Business Materials 9 August 2008 11:20 (UTC +04:00)

RIA Novosti economic commentator Oleg Mityaev

On August 7, Toyota, the world's number one auto maker, reported a 28% decline in profits from April to June. Its main rivals, General Motors (GM) and Ford, are doing worse.

Both have sustained heavy losses. Having grounded airlines, skyrocketing oil prices have now impacted auto makers. Expensive fuel compels people to fly and drive less. Russian drivers, on the other hand, seem completely unaffected. Russian car-makers have achieved a tremendous growth in sales, and are currently first in European sales.

Toyota, which is vying with GM for the world's sales lead, has earned what would seem a huge $3.2 billion profit for last quarter. But executives consider it a failure because last year the company made 28% more.

Executives complain about the unprofitable rate of the yen relative to the weaker dollar, and high costs due to more expensive materials. It is also obvious that people in industrialized countries are driving less, and buying fewer cars because of higher gas prices. Gas prices jumped up during the summer, the peak driving season, in the wake of oil price hike that reached an absolute record of $147 per barrel on July 11.

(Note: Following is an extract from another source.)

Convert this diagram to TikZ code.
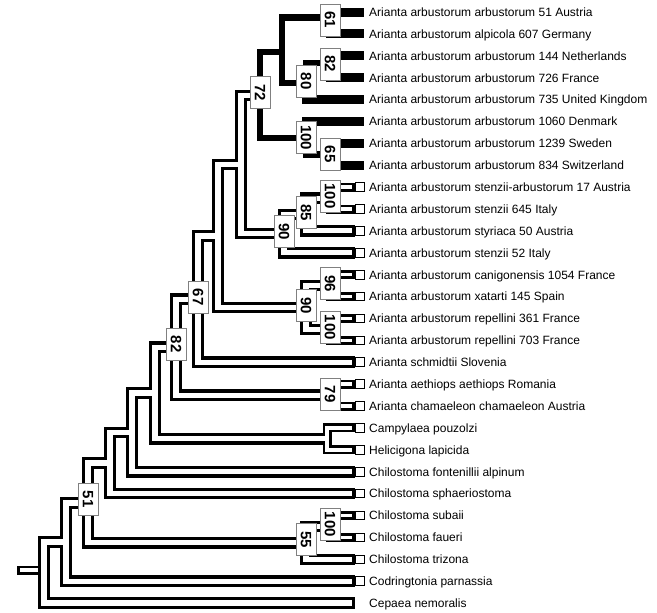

Although Toyota sold 1.1% more cars globally, in North America, the largest market, sales dropped by 4.6%. This summer, the price for gas in the U.S. increased to four dollars per gallon (3.8 liters). This compelled many Americans to give up their habit of crossing the country in SUVs, which swallow more than five gallons (two dozen liters) per a hundred kilometers. SUV sales have also dipped. Toyota sales have gone down by nine percent in Western Europe, where gas is even more expensive.

Now Toyota has reduced its forecast for 2008 sales from 9.85 million cars to 9.5 million, and questioned its ambitious goal of selling more than 10 million cars globally in 2009.

But the Japanese do not lose heart. They offer less expensive, more compact cars plus hybrid vehicles to increase sales in the United States and Europe. Toyota was the first to develop a hybrid car which can run on gas and batteries (there are limited numbers of hybrid cars that can run on hydrogen and electricity and do not need gas).

However, Toyota and its American rivals are pinning their hopes primarily on fast-developing markets - China, India, Brazil, and, of course, Russia. The incomes of the well-to-do in these countries are growing with every passing year, and the rich are ready to pay for what many Americans and Europeans can no longer afford. AI-95 gas in Russia is already 24-25 rubles per liter, which is practically the same as in the United States. Nevertheless, SUVs are now becoming more popular here.

In the first six months of this year, car sales have increased by 41% to reach about 1.7 million vehicles. This impetuous growth is making Russia Europe's number one market this year, edging former sales leader, Germany. About 3.8 million cars are expected to be sold in Russia by the end of the year compared with 3.2 million in Germany.

The hopes for foreign makers' success in Russia are justified because Russians have always preferred foreign makes. In the first six months, foreign car sales jumped 41% to surpass the one million mark.

Sales of Russian brands have gone up 19%, to 700,000 vehicles. The leading domestic car-maker AvtoVAZ has increased its sales by 13% (to over 320,000 cars). Some domestic analysts see the growing sales of economy cars as a sign of an overheated economy (similar to the boom of the American mortgage market two or three years ago). In other words, less prosperous Russians are starting to buy cars on credit and may not be able to repay their loans.

The opinions expressed in this article are the author's and do not necessarily represent those of Trend .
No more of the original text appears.